Um 13.50 Uhr hatten wir nach gut 4.5 Stunden äusserst genussvoller Kletterei das Top erreicht. Mir war dabei eine komplette Onsight/Flash-Begehung gelungen und war dabei in einen richtig genialen Kletterflow gelangt. Genau das macht die Faszination von solchen MSL-Touren aus! Nachdem für den Nachmittag einige Gewitter angesagt waren und sich der Himmel in Richtung SW tatsächlich schon reichlich verdunkelte, hielten wir uns nicht lange auf, sondern traten den Weg in die Tiefe an, das Sandwich war ja sowieso auch am Einstieg geblieben.

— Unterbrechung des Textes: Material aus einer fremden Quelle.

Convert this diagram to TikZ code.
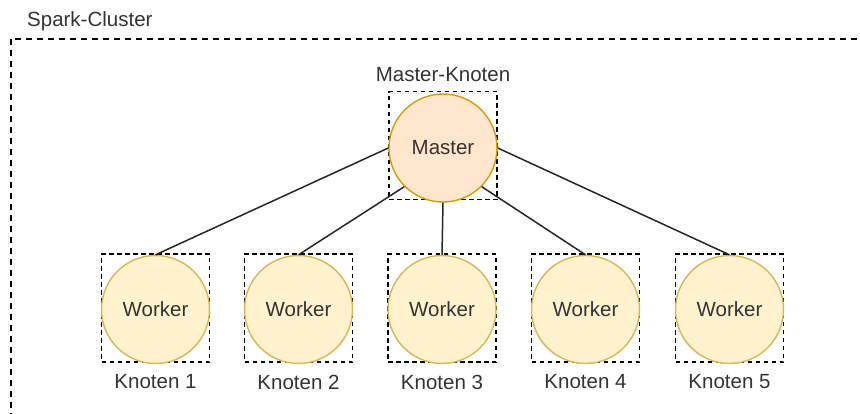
\documentclass[tikz,border=0pt]{standalone}
\usepackage{fontspec}
\setmainfont{Liberation Sans}
\definecolor{txt}{HTML}{333333}
\definecolor{mfill}{HTML}{FFE6CC}
\definecolor{mdraw}{HTML}{D79B00}
\definecolor{wfill}{HTML}{FFF2CC}
\definecolor{wdraw}{HTML}{D6B656}
\begin{document}
\begin{tikzpicture}[x=1pt,y=-1pt,
  lbl/.style={font=\fontsize{20.5}{24}\selectfont, text=txt, inner sep=0pt},
  nodebox/.style={draw=black, line width=1.2pt, dash pattern=on 4.5pt off 3.5pt, minimum width=108pt, minimum height=108pt, inner sep=0pt},
  master/.style={circle, draw=mdraw, fill=mfill, line width=1.4pt, minimum size=108pt, inner sep=0pt, lbl},
  worker/.style={circle, draw=wdraw, fill=wfill, line width=1.4pt, minimum size=108pt, inner sep=0pt, lbl},
  link/.style={draw=black!85, line width=1.5pt}]
\clip (0,0) rectangle (860,413);
\fill[white] (0,0) rectangle (860,413);
% outer cluster
\draw[black, line width=1.2pt, dash pattern=on 6pt off 5pt] (11,39) rectangle (880,440);
\node[lbl, anchor=west] (cl) at (27,21) {Spark-Cluster};
% master
\node[nodebox] (mbox) at (443,145.5) {};
\node[master] (m) at (443,148) {Master};
\node[lbl] (ml) at (443,75) {Master-Knoten};
% workers
\foreach \i/\x in {1/155.5,2/298.5,3/442,4/585.5,5/729.5}{
  \node[nodebox] (wb\i) at (\x,308) {};
  \node[worker] (w\i) at (\x,309.5) {Worker};
  \node[lbl] (wl\i) at (\x,382) {Knoten \i};
}
\draw[link] (m.west) -- (w1.north);
\draw[link] (m.south west) -- (w2.north);
\draw[link] (m.south) -- (w3.north);
\draw[link] (m.south east) -- (w4.north);
\draw[link] (m.east) -- (w5.north);
\end{tikzpicture}
\end{document}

Während auf dem Internet teils deutlich vom Abseilen über die Marque Jaune abgeraten wird, so wollten wir doch diesen auch im Kletterführer angegebenen Abstieg wählen. Und das macht absolut jeden Sinn, ja gar grössten Spass - ein Wechsel zur Abseilpiste der Peter Pan ist sicherlich sehr umständlich, gefährlicher und viel zeitaufwändiger.

Die Abseilerei ist extrem steil, gleichzeitig aber auch sehr bequem und macht richtig Spass!
Es wartet erst ein kurzer Abseiler (am besten an einem Seil) aufs Band hinunter, danach folgen dann 4 ausgereizte Strecken in der durchgehend leicht überhängenden Wand. Die Seile baumeln unter einem ins Leere, aber mit etwas Pendeln sind die Standplätze problemlos erreichbar, zumal sie immer schön direkt in der Falllinie liegen. Das Einhängen von Zwischensicherungen (wie in den Topos teils angegeben) empfand ich als unnötig - dies ist ja immer eine umständliche Sache und auch nicht ganz frei von Umständen und Gefahren. Es heisst einfach richtig Abstossen und die Freiheit des Pendelschwungs geniessen! Da absolut keine Seilpflege betrieben werden muss, ist man im Nu am Einstieg zurück, wir haben nicht einmal eine halbe Stunde dafür gebraucht. So können wir uns dem Sandwich widmen und laufen dann ins Tal - 1.5 Stunden nach dem Aufbruch vom Top sind wir bereits zurück am Auto. Auf der langen Heimfahrt bleibt gut Zeit um die Gedanken zu ordnen. Das Fazit unzweifelhaft: das war ein absolut genialer Klettertag!

Oida leck, das war jetzt ein echt genialer Klettertag!
Facts

Rote Fluh - Marque Jaune 7a+ (6b obl.) - 10 SL, 275m - Piola/Anker 1994 - ****;xxxx
Material: 2x50m-Seile, 13 Express, Keile/Friends nicht nötig

Die Route ist so gut wie ihr Ruf. Steile, athletische Kletterei, luftige Linie, über weite Strecken super Tropflochfels und sehr gute Absicherung. Da ist der Seilschaft Piola/Anker wirklich ein absolutes Highlight gelungen. Hingehen und Klettern, kann man da nur anraten. Ausser einem Set an Expressen braucht man dabei keine weiteren Gerätschaften mitzubringen, da diese sowieso auch kaum einzusetzen wären. Das Topo zur Route findet man im Extrem West (z.B. bei Bächli Bergsport erhältlich). Alternativ ist die Route auch im Topoguide Band II enthalten, wobei die dort angegebenen Bewertungen (z.B. 9-/9 für die Cruxlänge) mir durchgehend zu hoch erscheinen. Im Original passt's meines Erachtens ziemlich gut in den Durchschnitt von (Schweizer) Alpinbewertungen.